Антиквар | страница 24
— Что за дело?
— Ах, mon cher Michet, беда в том, что твой lе filleui[26]…
— Неужто не оправдал надежд — или того хуже?..
— Хуже. Но совсем не то, о чем ты думаешь. Невиновен, скорее — жертва, как и прежде.
— Que diable, mon prince[27], говори толком!
— Беда, Михаил Петрович, заключается в том, что юноша, спасенный вами, вероятно, серьезно болен. Вы, дорогой граф, самоотверженно врачевали тело и тем спасли несчастному жизнь, но душа его так и не оправилась после пережитого.
— Боже правый, так он сошел с ума? Воистину coup de grace[28]! «La force del dertino»[29].
— He совсем, буйнопомешанным не назовешь, окружающий мир воспринимает по большей части разумно, странность проявляет в одном.
— То есть ты не представляешь себе этот ужас — он не отходит от мольберта, не выпускает из рук кисти.
Приходит в страшное волнение, даже кричит, если хотят отнять. Но рисует все одно — и к тому же прескверно. Сам понимает, что выходит плохо, — плачет, рвет бумагу, а после все начинает сначала. Знаешь ли, кого ! он пытается писать?

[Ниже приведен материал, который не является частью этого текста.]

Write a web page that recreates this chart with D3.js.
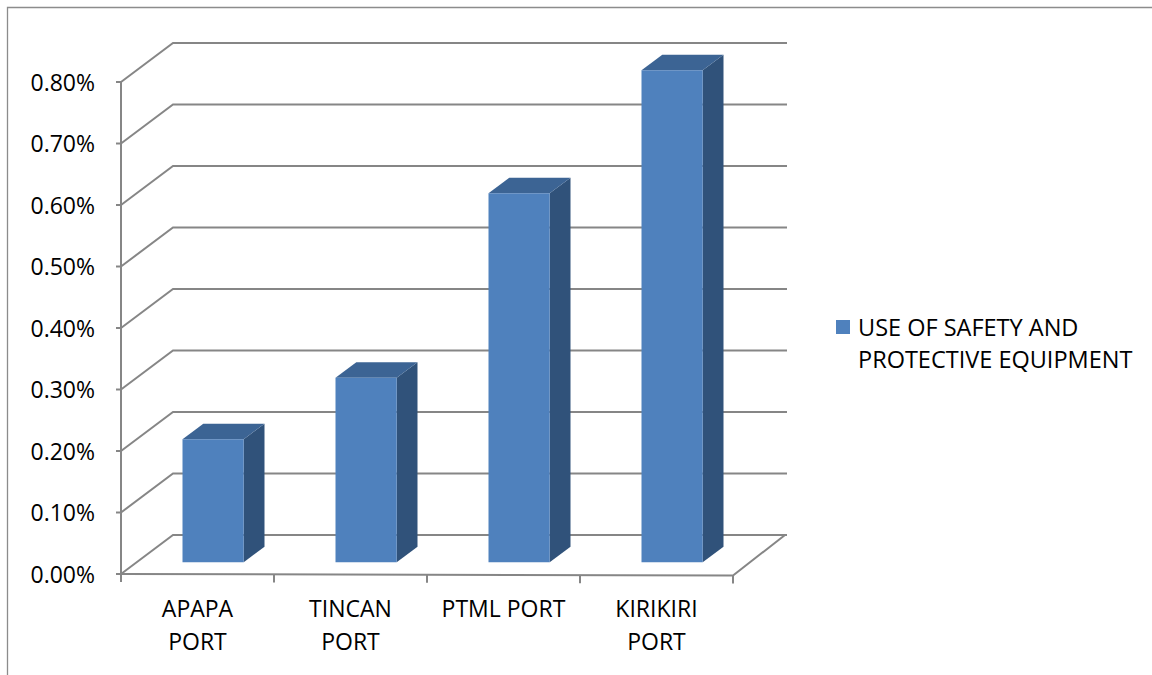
<!DOCTYPE html>
<html>
<head>
<meta charset="utf-8">
<script src="https://cdn.jsdelivr.net/npm/d3@7/dist/d3.min.js"></script>
<style>
  html, body { margin: 0; padding: 0; background: #fff; }
  svg { display: block; }
  text { font-family: "Open Sans", "Noto Sans", sans-serif; fill: #000; }
</style>
</head>
<body>
<svg id="chart" width="1152" height="675"></svg>
<script>
// ---- data ----
const categories = [["APAPA", "PORT"], ["TINCAN", "PORT"], ["PTML PORT"], ["KIRIKIRI", "PORT"]];
const categoryKeys = ["APAPA PORT", "TINCAN PORT", "PTML PORT", "KIRIKIRI PORT"];
const values = [0.002, 0.003, 0.006, 0.008];
const yTicks = [0, 0.001, 0.002, 0.003, 0.004, 0.005, 0.006, 0.007, 0.008];
const seriesName = ["USE OF SAFETY AND", "PROTECTIVE EQUIPMENT"];

(function () {
// ---- layout ----
const svg = d3.select("#chart");
const pLeft = 121, pRight = 733, pBottom = 574, pTop = 82;
const depthX = 52, depthY = -39;
const wallRight = 787;
const gridColor = "#868686";

const x = d3.scaleBand().domain(categoryKeys).range([pLeft, pRight]).paddingInner(0).paddingOuter(0);
const y = d3.scaleLinear().domain([0, 0.008]).range([pBottom, pTop]);
const proj = (px, py, f) => [px + depthX * f, py + depthY * f];

// chart border (only top/left visible)
svg.append("path")
  .attr("d", `M7.5,675 L7.5,7.5 L1152,7.5`)
  .attr("fill", "none").attr("stroke", "#8c8c8c").attr("stroke-width", 1.3);

// gridlines: side wall diagonal + back wall horizontal
const g = svg.append("g");
yTicks.forEach(v => {
  const yy = y(v);
  const b = proj(pLeft, yy, 1);
  g.append("path")
    .attr("d", `M${pLeft},${yy} L${b[0]},${b[1]} L${wallRight},${b[1]}`)
    .attr("fill", "none").attr("stroke", gridColor).attr("stroke-width", 2);
});

// floor front edge and right edge
g.append("path")
  .attr("d", `M${pLeft},${pBottom} L${pRight},${pBottom + 1.5} L${pRight + depthX},${pBottom + depthY}`)
  .attr("fill", "none").attr("stroke", gridColor).attr("stroke-width", 2);

// front vertical axis
g.append("line").attr("x1", pLeft).attr("x2", pLeft).attr("y1", y(0.008)).attr("y2", pBottom + 8)
  .attr("stroke", gridColor).attr("stroke-width", 2);

// y ticks
yTicks.forEach(v => {
  g.append("line").attr("x1", pLeft - 5).attr("x2", pLeft).attr("y1", y(v)).attr("y2", y(v))
    .attr("stroke", gridColor).attr("stroke-width", 2);
});

// x ticks
const xTickPos = categoryKeys.map(c => x(c)).concat([pRight]);
xTickPos.forEach(p => {
  const yb = pBottom + 1.5 * (p - pLeft) / (pRight - pLeft);
  g.append("line").attr("x1", p).attr("x2", p).attr("y1", yb).attr("y2", yb + 8)
    .attr("stroke", gridColor).attr("stroke-width", 2);
});

// bars
const bw = x.bandwidth();
const f0 = 0.3, f1 = 0.7;
const bars = svg.append("g");
values.forEach((v, i) => {
  const bx0 = x(categoryKeys[i]) + bw * 0.3;
  const bx1 = x(categoryKeys[i]) + bw * 0.7;
  const yb = y(0), yt = y(v);
  const A = proj(bx0, yt, f0), B = proj(bx1, yt, f0), C = proj(bx1, yb, f0), D = proj(bx0, yb, f0);
  const At = proj(bx0, yt, f1), Bt = proj(bx1, yt, f1), Cb = proj(bx1, yb, f1);
  bars.append("path").attr("d", `M${B} L${Bt} L${Cb} L${C} Z`).attr("fill", "#30527A");
  bars.append("path").attr("d", `M${A} L${At} L${Bt} L${B} Z`).attr("fill", "#3C6494");
  bars.append("path").attr("d", `M${A} L${B} L${C} L${D} Z`).attr("fill", "#4F81BD");
});

// y labels
const fmt = d3.format(".2%");
yTicks.forEach(v => {
  svg.append("text").attr("x", 95).attr("y", y(v)).attr("dy", "0.38em")
    .attr("text-anchor", "end").style("font-size", "23px").text(fmt(v));
});

// x labels
categories.forEach((lines, i) => {
  const cx = x(categoryKeys[i]) + bw / 2;
  const t = svg.append("text").attr("text-anchor", "middle").style("font-size", "23px");
  lines.forEach((ln, j) => {
    t.append("tspan").attr("x", cx).attr("y", 617 + j * 33).text(ln);
  });
});

// legend
svg.append("rect").attr("x", 836).attr("y", 320).attr("width", 14).attr("height", 14).attr("fill", "#4F81BD");
const lt = svg.append("text").style("font-size", "23.5px");
seriesName.forEach((ln, j) => {
  lt.append("tspan").attr("x", 858).attr("y", 336 + j * 32).text(ln);
});
})();
</script>
</body>
</html>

— Кажется, знаю. Душеньку.
— Eh bien, vous etes plus avance que cela soit[30].
— Как? Разве ж тебе ничего не известно о несчастной танцорке княжеского балета?
— Теперь — известно. Enfant du malheur![31] A прежде терялся в догадках. Самого Петра Федоровича призвал в советники. Помнишь ли ты поэму Богдановича[32]?
— Как не помнить, сестры-девицы ночами зачитывались, в альбомы переписывали. И книжка была. А в ней — чудные гравюры работы графа Толстого. Не забыл.
— Вот и я не забыл и подумал — вдруг Иван о той Душеньке сокрушается? Теперь, брат, знаю — о другой музе тоскует. И ничем этому горю не поможешь. Граф Толстой, как и ты прежде, судьбой художника проникся, теперь вот взял на свое попечение. Докторов приглашает.
— Что же — есть надежда?
— Надежда, граф, мерещится всякому, кто желает ее узреть, да не у всякого сбывается. Однако ж никому не возбраняется — и я надеюсь. Теперь хлопочу о пенсионерской поездке — и начал уже toure des grands dues[33]. Иное небо, может быть, не в пример нашему, плаксивому, развеет смертную тоску. Оправится Крапивин в Италии, Бог даст.
— Comment c'est triste![34].
— Однако ж, господа, мы на балу, и это oblige[35]…
К тому же дама в ужасной тоге настойчиво ищет твоего внимания, Michel…
— Побойся Бога, mon prince, c'est та tante[36]…
Они говорили еще о чем-то, отвечая на поклоны, и, кланяясь, медленно двигались в нарядной толпе.
В жарком, искрящемся пространстве царила музыка.